As director and president, he advocated and voted for these organizations to support stem cell research and the 2004 ballot initiative that created CIRM. He was also actively involved in legislation related to patient rights, Emergency Medical Treatment and Labor Act regulations, and how the state should direct the funding streams created by statewide ballot initiatives.
In 2014, Imbasciani ran for the California State Senate representing the 26th Senate District. He didn’t win, but his campaign caught the attention of Governor Jerry Brown, who appointed him secretary of the California Department of Veterans Affairs (CalVet) in 2015. He was reappointed CalVet secretary by Governor Gavin Newsom in 2019 and served in this role until 2023.
“For eight years, I had the privilege of serving the needs of 1.8 million veterans,” said Imbasciani. “In medicine you see one patient at a time, you treat one patient, and ideally you cure one patient at a time. The opportunity to take care of soldiers in war gave another facet to that. Working in Governor Brown’s and [later in] Governor Newsom’s cabinets, taking care of 1.8 million veterans in California, that was the first opportunity to affect the well-being of whole populations. Not just one person.”
Chair of the ICOC
In 2023, Governor Newsom asked Imbasciani to Chair the ICOC, which is composed of up to 35 California-based research and biotechnology industry leaders, patient advocates, nurses, and university and institution executives.
As ICOC chair, Imbasciani draws on his unique perspectives of the patient experience, politics, and research. His time as a combat and civilian surgeon gave him the opportunity to treat and connect with some of the patients who could benefit most from the research that CIRM supports, such as people with spinal cord injuries, brain trauma, dementia, stroke, multiple sclerosis, and Parkinson’s. He has also seen how a seemingly small improvement in health from a drug or intervention can alleviate suffering and have a tremendous impact on a person’s quality of life.

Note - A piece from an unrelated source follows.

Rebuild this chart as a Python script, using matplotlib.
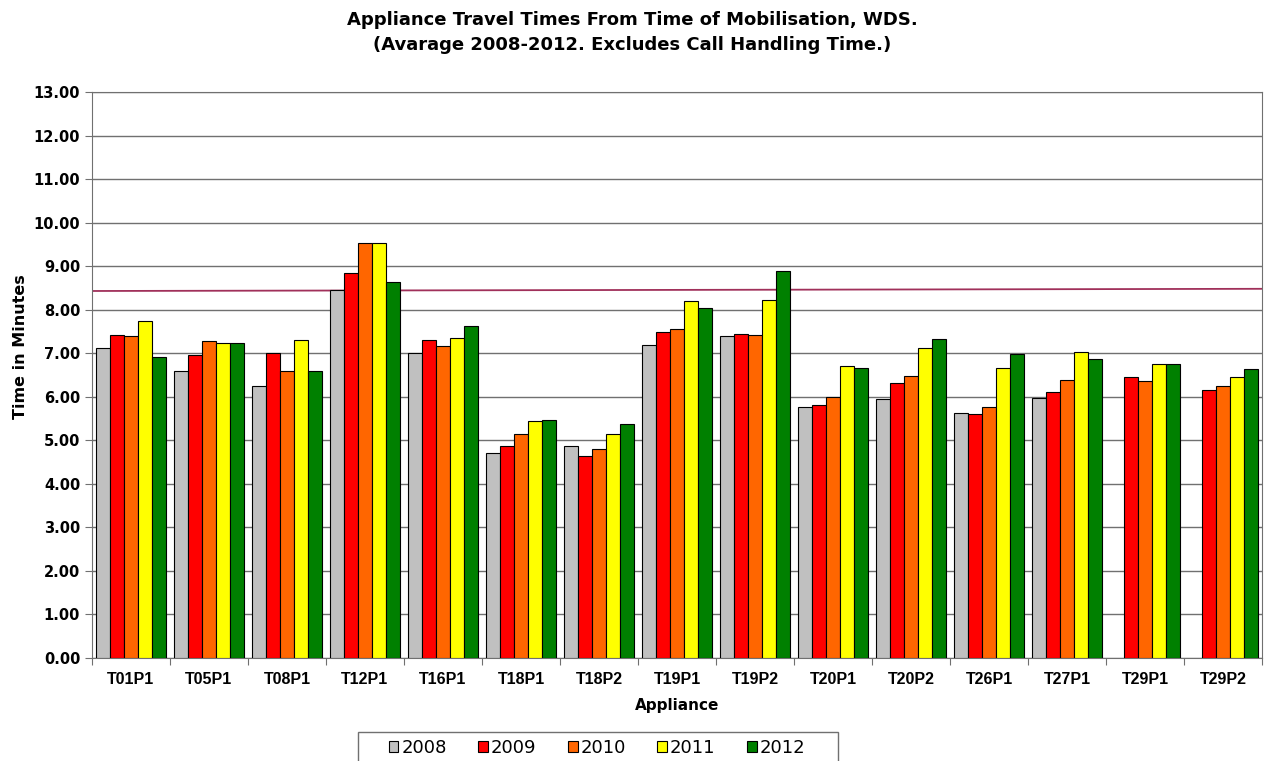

“Little advances, little reversals, or even just stopping a disease from progressing helps keep people independent,” Imbasciani said.
For some patients, a treatment or therapy can be the difference between continuing to live in their own home or moving to assisted living.
“Nowhere in the world is regenerative medicine as advanced or on as grand a scale as it is in California,” said Imbasciani. “CIRM supports research, trains students, builds laboratories, and it’s the taxpayers and citizens of California that deserve absolutely all the credit. It’s their tax dollars that are funding this research.”
Since CIRM was formed in 2004, this funding has resulted in over 250 CIRM-supported clinical trials enrolling more than 4,300 patients, and research spanning over 85 diseases and conditions, plus more than 4,600 trainees. A 2019 report quantifying CIRM’s economic impact revealed that, with over 56,000 jobs created and over 50 new startup companies with roots in CIRM-funded projects, CIRM’s contribution to the state of California is “astounding,” said Imbasciani.
When asked what drives his work with CIRM, Imbasciani answered without hesitation.
“It’s the patient stories,” said Imbasciani. “It’s not being wowed by the science, even though it’s wowable. Correcting just one gene that is mutated without inadvertently activating something bad, like a gene that might start a cancer. That’s all fascinating, but what touches the heart are the patient stories.”